[Code that draws figures]

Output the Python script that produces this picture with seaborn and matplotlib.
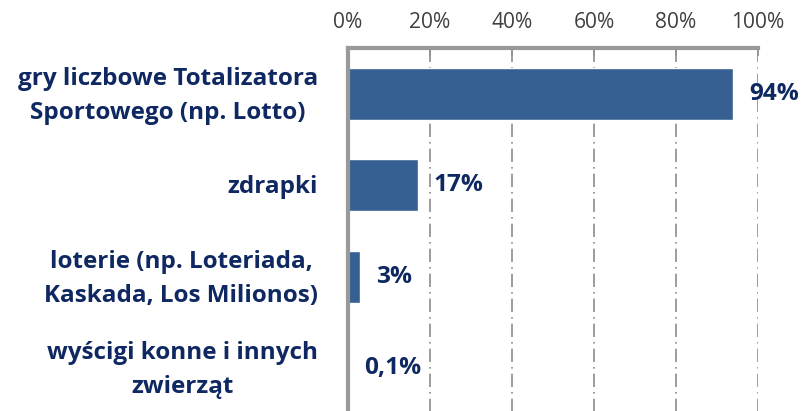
import matplotlib
matplotlib.use("Agg")
import matplotlib.pyplot as plt
import seaborn as sns
import pandas as pd

categories = [
    "gry liczbowe Totalizatora\nSportowego (np. Lotto)",
    "zdrapki",
    "loterie (np. Loteriada,\nKaskada, Los Milionos)",
    "wyścigi konne i innych\nzwierząt",
]
values = [94, 17, 3, 0.1]
value_labels = ["94%", "17%", "3%", "0,1%"]
ticks = [0, 20, 40, 60, 80, 100]
tick_labels = ["0%", "20%", "40%", "60%", "80%", "100%"]

df = pd.DataFrame({"cat": categories, "val": values})

sns.set_theme(style="white")
plt.rcParams["font.family"] = ["Open Sans", "DejaVu Sans"]

NAVY = "#0f2862"

fig = plt.figure(figsize=(8.08, 4.11), dpi=100)
ax = fig.add_axes([348 / 808, (411 - 414) / 411, (758 - 348) / 808, (414 - 48) / 411])

sns.barplot(data=df, x="val", y="cat", orient="h", color="#366092",
            width=0.57, ax=ax, saturation=1)

ax.set_xlim(0, 100)
ax.set_ylim(3.5, -0.5)
ax.xaxis.tick_top()
ax.set_xticks(ticks)
ax.set_xticklabels(tick_labels, fontsize=14, color="#404040")
ax.tick_params(axis="x", direction="in", length=6, width=1.2, color="#909090", pad=11)
ax.set_yticks(range(len(categories)))
ax.set_yticklabels([])
ax.tick_params(axis="y", length=0)
ax.set_xlabel("")
ax.set_ylabel("")

ax.grid(axis="x", color="#8c8c8c", linestyle=(0, (8, 3, 1, 3)), linewidth=1.2)
ax.set_axisbelow(True)

for s in ["right", "bottom"]:
    ax.spines[s].set_visible(False)
for s in ["left", "top"]:
    ax.spines[s].set_visible(True)
    ax.spines[s].set_color("#999999")
    ax.spines[s].set_linewidth(3)

cat_texts = []
for i, c in enumerate(categories):
    t = ax.annotate(c, xy=(0, i), xycoords=("axes fraction", "data"),
                    xytext=(-30, -2), textcoords="offset pixels",
                    ha="right", va="center", multialignment="center",
                    fontsize=15, fontweight="bold", color=NAVY,
                    linespacing=1.55)
    cat_texts.append(t)

val_texts = []
for i, (v, t) in enumerate(zip(values, value_labels)):
    vt = ax.annotate(t, xy=(v, i), xytext=(16, 0), textcoords="offset pixels",
                     ha="left", va="center", fontsize=17, fontweight="bold",
                     color=NAVY)
    val_texts.append(vt)

# scale fonts so that widths match the reference
fig.canvas.draw()
r = fig.canvas.get_renderer()
w = cat_texts[0].get_window_extent(r).width
for t in cat_texts:
    t.set_fontsize(15 * 301 / w)
w2 = val_texts[0].get_window_extent(r).width
for t in val_texts:
    t.set_fontsize(17 * 50 / w2)
tl = ax.get_xticklabels()[-1]
w3 = tl.get_window_extent(r).width
for t in ax.get_xticklabels():
    t.set_fontsize(14 * 54 / w3)

fig.savefig("out.png", dpi=100)
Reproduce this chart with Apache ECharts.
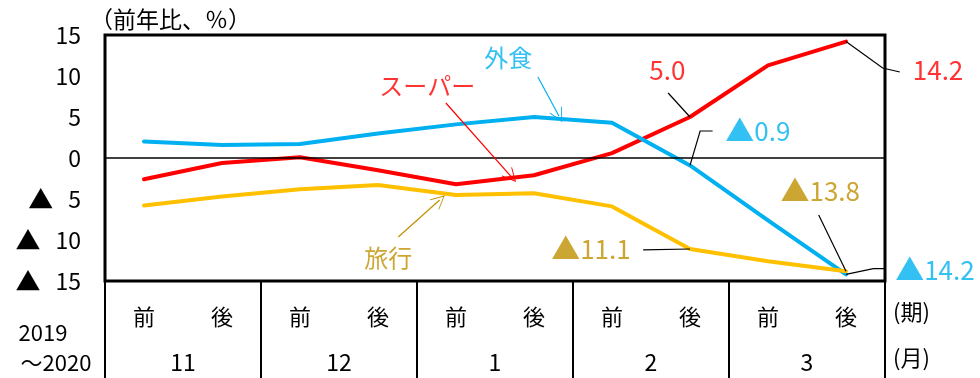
<!DOCTYPE html>
<html>
<head>
<meta charset="utf-8">
<script src="https://cdn.jsdelivr.net/npm/echarts@6/dist/echarts.min.js"></script>
<style>
  html, body { margin: 0; padding: 0; background: #fff; }
  #chart { width: 980px; height: 378px; }
</style>
</head>
<body>
<div id="chart"></div>
<script>
// Half-month periods (前 = first half, 後 = second half) and months, Nov 2019 - Mar 2020
const halves = ['前', '後', '前', '後', '前', '後', '前', '後', '前', '後'];
const months = ['11', '12', '1', '2', '3'];

// Year-on-year change, %
const supermarket = [-2.6, -0.6, 0.1, -1.5, -3.2, -2.1, 0.6, 5.0, 11.3, 14.2];
const dining      = [2.0, 1.6, 1.7, 3.0, 4.1, 5.0, 4.3, -0.9, -7.6, -14.2];
const travel      = [-5.8, -4.7, -3.8, -3.3, -4.5, -4.3, -5.9, -11.1, -12.6, -13.8];

const seriesNames = { supermarket: 'スーパー', dining: '外食', travel: '旅行' };

const RED = '#FF0000', BLUE = '#00B0F0', YELLOW = '#FFC000', GOLD = '#BF9000';
const FONT = '"Noto Sans CJK JP", "Noto Sans", sans-serif';

// negative values are written with a leading ▲ (rich-text token "t")
const fmt = v => (v < 0 ? '{t|▲}' + Math.abs(v).toFixed(1) : v.toFixed(1));
const tickFmt = v => (v < 0 ? '{t|▲}{n|' + Math.abs(v) + '}' : '{n|' + v + '}');

// value-label callouts: which series/point, where the text sits, leader path (text side first)
const callouts = [
  { values: supermarket, i: 7, color: RED,  text: [6.71, 10.7],    via: [[6.72, 7.93]] },
  { values: supermarket, i: 9, color: RED,  text: [10.18, 10.7],   via: [[9.69, 10.49], [9.47, 10.98]] },
  { values: dining,      i: 7, color: BLUE, text: [7.87, 3.3],     via: [[7.29, 3.29], [7.13, 3.29]] },
  { values: dining,      i: 9, color: BLUE, text: [10.14, -13.65], via: [[9.5, -13.5], [9.35, -13.5]] },
  { values: travel,      i: 7, color: GOLD, text: [5.73, -11.1],   via: [[6.40, -11.2]] },
  { values: travel,      i: 9, color: GOLD, text: [8.67, -4.0],    via: [[8.65, -6.95]] }
];

// series-name labels with pointer arrows
const nameTags = [
  { name: seriesNames.dining,      color: BLUE, text: [4.67, 12.2],  from: [5.05, 9.88],  to: [5.32, 5.12] },
  { name: seriesNames.supermarket, color: RED,  text: [3.63, 8.8],   from: [3.87, 6.71],  to: [4.71, -2.3] },
  { name: seriesNames.travel,      color: GOLD, text: [3.13, -12.2], from: [3.26, -9.63], to: [3.79, -5.12] }
];

const chevron = 'path://M10,0 L20,18 L18.6,18 L10,2.6 L1.4,18 L0,18 Z';

function lineSeries(name, data, color, z) {
  return {
    name, type: 'line', data, xAxisIndex: 0, yAxisIndex: 0,
    symbol: 'none', smooth: false, z,
    lineStyle: { color, width: 4, cap: 'round', join: 'round' }
  };
}

const leaderLines = callouts.map(c => ({
  coords: c.via.concat([[c.i, c.values[c.i]]])
}));

const textPoints = callouts.map(c => ({
  value: c.text,
  label: {
    formatter: fmt(c.values[c.i]), color: c.color, fontSize: 26,
    rich: { t: { fontSize: 29, color: c.color, fontFamily: FONT, verticalAlign: 'middle' } }
  }
})).concat(nameTags.map(t => ({
  value: t.text,
  label: { formatter: t.name, color: t.color, fontSize: 24 }
})));

const chart = echarts.init(document.getElementById('chart'));
chart.setOption({
  animation: false,
  backgroundColor: '#fff',
  textStyle: { fontFamily: FONT },
  grid: {
    left: 105, right: 95, top: 35, bottom: 97,
    show: true, borderColor: '#000', borderWidth: 3, backgroundColor: 'transparent'
  },
  xAxis: [
    {
      type: 'category', data: halves, position: 'bottom', boundaryGap: true,
      axisLine: { show: false }, axisTick: { show: false },
      axisLabel: { margin: 25, fontSize: 22, color: '#000', fontFamily: FONT }
    },
    {
      type: 'category', data: months, position: 'bottom', boundaryGap: true,
      axisLine: { show: false },
      axisTick: { show: true, length: 98, inside: false, lineStyle: { color: '#000', width: 2 } },
      axisLabel: { margin: 70, fontSize: 23, color: '#000', fontFamily: FONT }
    },
    { type: 'value', min: -0.5, max: 9.5, show: false }
  ],
  yAxis: {
    type: 'value', min: -15, max: 15, interval: 5,
    axisLine: { show: false }, axisTick: { show: false }, splitLine: { show: false },
    axisLabel: {
      formatter: tickFmt, color: '#000', margin: 24, fontFamily: FONT,
      rich: {
        t: { fontSize: 25, color: '#000', fontFamily: FONT, padding: [0, 15, 0, 0], verticalAlign: 'middle' },
        n: { fontSize: 23, color: '#000', fontFamily: FONT, verticalAlign: 'middle' }
      }
    }
  },
  series: [
    Object.assign(lineSeries(seriesNames.supermarket, supermarket, RED, 3), {
      markLine: {
        silent: true, symbol: 'none', label: { show: false },
        lineStyle: { color: '#000', width: 1.5, type: 'solid' },
        data: [{ yAxis: 0 }]
      }
    }),
    lineSeries(seriesNames.dining, dining, BLUE, 4),
    lineSeries(seriesNames.travel, travel, YELLOW, 5),
    {
      type: 'lines', coordinateSystem: 'cartesian2d', xAxisIndex: 2, yAxisIndex: 0,
      polyline: true, clip: false, z: 8, silent: true,
      lineStyle: { color: '#000', width: 1.2, opacity: 1 },
      data: leaderLines
    },
    {
      type: 'lines', coordinateSystem: 'cartesian2d', xAxisIndex: 2, yAxisIndex: 0,
      polyline: false, clip: false, z: 8, silent: true,
      symbol: ['none', chevron], symbolSize: [10, 14],
      data: nameTags.map(t => ({
        coords: [t.from, t.to],
        lineStyle: { color: t.color, width: 1.2, opacity: 1 },
        itemStyle: { color: t.color }
      }))
    },
    {
      type: 'scatter', xAxisIndex: 2, yAxisIndex: 0, symbolSize: 0, clip: false, z: 9, silent: true,
      label: { show: true, position: 'inside', fontFamily: FONT },
      data: textPoints
    }
  ],
  graphic: [
    { type: 'text', left: 90, top: 8, style: { text: '（前年比、％）', font: '23px ' + FONT, fill: '#000' } },
    { type: 'text', x: 43, y: 333, style: { text: '2019', font: '22px ' + FONT, fill: '#000', align: 'center', verticalAlign: 'middle' } },
    { type: 'text', x: 56, y: 363, style: { text: '～2020', font: '22px ' + FONT, fill: '#000', align: 'center', verticalAlign: 'middle' } },
    { type: 'text', x: 893, y: 312, style: { text: '(期)', font: '22px ' + FONT, fill: '#000', align: 'left', verticalAlign: 'middle' } },
    { type: 'text', x: 893, y: 358, style: { text: '(月)', font: '22px ' + FONT, fill: '#000', align: 'left', verticalAlign: 'middle' } }
  ]
});
</script>
</body>
</html>
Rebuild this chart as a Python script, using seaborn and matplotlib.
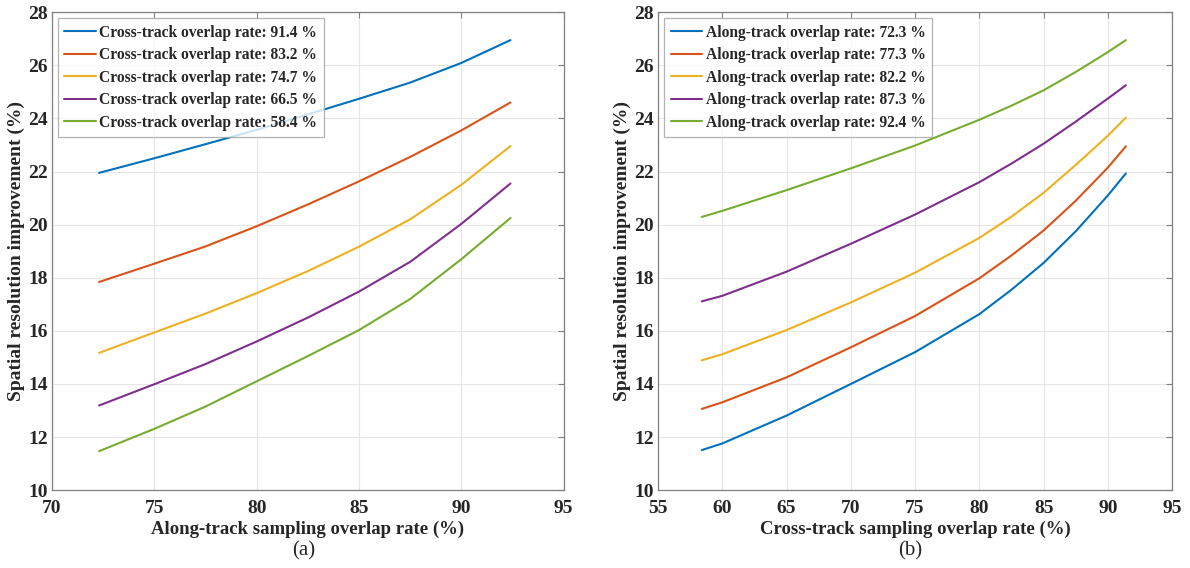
import matplotlib
matplotlib.use("Agg")
import matplotlib.pyplot as plt
import pandas as pd
import seaborn as sns

# MATLAB default line colours
colors = ["#0072BD", "#D95319", "#EDB120", "#7E2F8E", "#77AC30"]

# (a) x = along-track overlap rate, one curve per cross-track rate
along_x = [72.3, 75, 77.5, 80, 82.5, 85, 87.5, 90, 92.4]
cross_rates = ["91.4", "83.2", "74.7", "66.5", "58.4"]
a_914 = [21.95, 22.50, 23.03, 23.57, 24.15, 24.74, 25.35, 26.09, 26.95]
a_832 = [17.84, 18.53, 19.18, 19.94, 20.76, 21.63, 22.55, 23.55, 24.60]
a_747 = [15.17, 15.94, 16.65, 17.42, 18.25, 19.17, 20.20, 21.50, 22.96]
a_665 = [13.19, 13.99, 14.75, 15.60, 16.50, 17.48, 18.60, 20.03, 21.55]
a_584 = [11.47, 12.31, 13.15, 14.10, 15.05, 16.03, 17.20, 18.70, 20.25]

# (b) x = cross-track overlap rate, one curve per along-track rate
cross_x = [58.4, 60, 65, 70, 75, 80, 82.5, 85, 87.5, 90, 91.4]
along_rates = ["72.3", "77.3", "82.2", "87.3", "92.4"]
b_723 = [11.51, 11.76, 12.81, 14.00, 15.20, 16.63, 17.55, 18.56, 19.75, 21.10, 21.93]
b_773 = [13.06, 13.31, 14.25, 15.38, 16.56, 17.98, 18.84, 19.78, 20.90, 22.15, 22.95]
b_822 = [14.89, 15.12, 16.03, 17.07, 18.19, 19.50, 20.30, 21.20, 22.25, 23.35, 24.03]
b_873 = [17.11, 17.32, 18.23, 19.28, 20.38, 21.60, 22.30, 23.05, 23.88, 24.75, 25.25]
b_924 = [20.29, 20.52, 21.30, 22.12, 22.98, 23.95, 24.48, 25.06, 25.75, 26.50, 26.95]


def long_df(xs, rates, series, prefix):
    rows = []
    for rate, ys in zip(rates, series):
        for x, y in zip(xs, ys):
            rows.append({"x": x, "y": y, "label": f"{prefix}: {rate} %"})
    return pd.DataFrame(rows)


df_a = long_df(along_x, cross_rates, [a_914, a_832, a_747, a_665, a_584],
               "Cross-track overlap rate")
df_b = long_df(cross_x, along_rates, [b_723, b_773, b_822, b_873, b_924],
               "Along-track overlap rate")

sns.set_style("white")
plt.rcParams["font.family"] = ["Liberation Serif", "DejaVu Serif"]
plt.rcParams["font.weight"] = "bold"

fig = plt.figure(figsize=(11.9, 5.68), dpi=100)
ax1 = fig.add_axes([0.0437, 0.137, 0.430, 0.8415])
ax2 = fig.add_axes([0.553, 0.137, 0.432, 0.8415])


def style_axes(ax, df, xlim, xlabel):
    labels = list(dict.fromkeys(df["label"]))
    sns.lineplot(data=df, x="x", y="y", hue="label", hue_order=labels,
                 palette=colors, linewidth=1.5, ax=ax, sort=False)
    ax.set_xlim(*xlim)
    ax.set_ylim(10, 28)
    ax.set_xticks(range(xlim[0], xlim[1] + 1, 5))
    ax.set_yticks(range(10, 29, 2))
    ax.grid(True, color="#e6e6e6", linewidth=0.8)
    ax.tick_params(direction="in", top=True, right=True, length=4,
                   color="#808080", labelsize=14)
    ax.tick_params(axis="x", pad=7)
    ax.tick_params(axis="y", pad=3)
    for lab in ax.get_xticklabels() + ax.get_yticklabels():
        lab.set_fontweight("bold")
    for sp in ax.spines.values():
        sp.set_color("#808080")
        sp.set_linewidth(0.9)
    ax.set_xlabel(xlabel, fontsize=13.5, fontweight="bold", labelpad=3)
    ax.set_ylabel("Spatial resolution improvement (%)", fontsize=14,
                  fontweight="bold", labelpad=2)
    leg = ax.legend(loc="upper left", fontsize=11.2, frameon=True,
                    fancybox=False, handlelength=2.0, handletextpad=0.25,
                    borderpad=0.4, labelspacing=0.42,
                    borderaxespad=0.4)
    leg.get_frame().set_edgecolor("#a0a0a0")
    leg.get_frame().set_linewidth(0.9)
    for t in leg.get_texts():
        t.set_fontweight("bold")


style_axes(ax1, df_a, (70, 95), "Along-track sampling overlap rate (%)")
style_axes(ax2, df_b, (55, 95), "Cross-track sampling overlap rate (%)")

fig.text(0.255, 0.03, "(a)", ha="center", va="center", fontsize=15,
         fontweight="normal")
fig.text(0.765, 0.03, "(b)", ha="center", va="center", fontsize=15,
         fontweight="normal")

fig.savefig("out.png", dpi=100)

TASK REQUIREMENTS: Return only the lines running from the top of the data to the line that holds "cat_texts.append(t)". Include both of those lines, but skip the pictures.

ANSWER BELOW:
Output the Python script that produces this picture with seaborn and matplotlib.
import matplotlib
matplotlib.use("Agg")
import matplotlib.pyplot as plt
import seaborn as sns
import pandas as pd

categories = [
    "gry liczbowe Totalizatora\nSportowego (np. Lotto)",
    "zdrapki",
    "loterie (np. Loteriada,\nKaskada, Los Milionos)",
    "wyścigi konne i innych\nzwierząt",
]
values = [94, 17, 3, 0.1]
value_labels = ["94%", "17%", "3%", "0,1%"]
ticks = [0, 20, 40, 60, 80, 100]
tick_labels = ["0%", "20%", "40%", "60%", "80%", "100%"]

df = pd.DataFrame({"cat": categories, "val": values})

sns.set_theme(style="white")
plt.rcParams["font.family"] = ["Open Sans", "DejaVu Sans"]

NAVY = "#0f2862"

fig = plt.figure(figsize=(8.08, 4.11), dpi=100)
ax = fig.add_axes([348 / 808, (411 - 414) / 411, (758 - 348) / 808, (414 - 48) / 411])

sns.barplot(data=df, x="val", y="cat", orient="h", color="#366092",
            width=0.57, ax=ax, saturation=1)

ax.set_xlim(0, 100)
ax.set_ylim(3.5, -0.5)
ax.xaxis.tick_top()
ax.set_xticks(ticks)
ax.set_xticklabels(tick_labels, fontsize=14, color="#404040")
ax.tick_params(axis="x", direction="in", length=6, width=1.2, color="#909090", pad=11)
ax.set_yticks(range(len(categories)))
ax.set_yticklabels([])
ax.tick_params(axis="y", length=0)
ax.set_xlabel("")
ax.set_ylabel("")

ax.grid(axis="x", color="#8c8c8c", linestyle=(0, (8, 3, 1, 3)), linewidth=1.2)
ax.set_axisbelow(True)

for s in ["right", "bottom"]:
    ax.spines[s].set_visible(False)
for s in ["left", "top"]:
    ax.spines[s].set_visible(True)
    ax.spines[s].set_color("#999999")
    ax.spines[s].set_linewidth(3)

cat_texts = []
for i, c in enumerate(categories):
    t = ax.annotate(c, xy=(0, i), xycoords=("axes fraction", "data"),
                    xytext=(-30, -2), textcoords="offset pixels",
                    ha="right", va="center", multialignment="center",
                    fontsize=15, fontweight="bold", color=NAVY,
                    linespacing=1.55)
    cat_texts.append(t)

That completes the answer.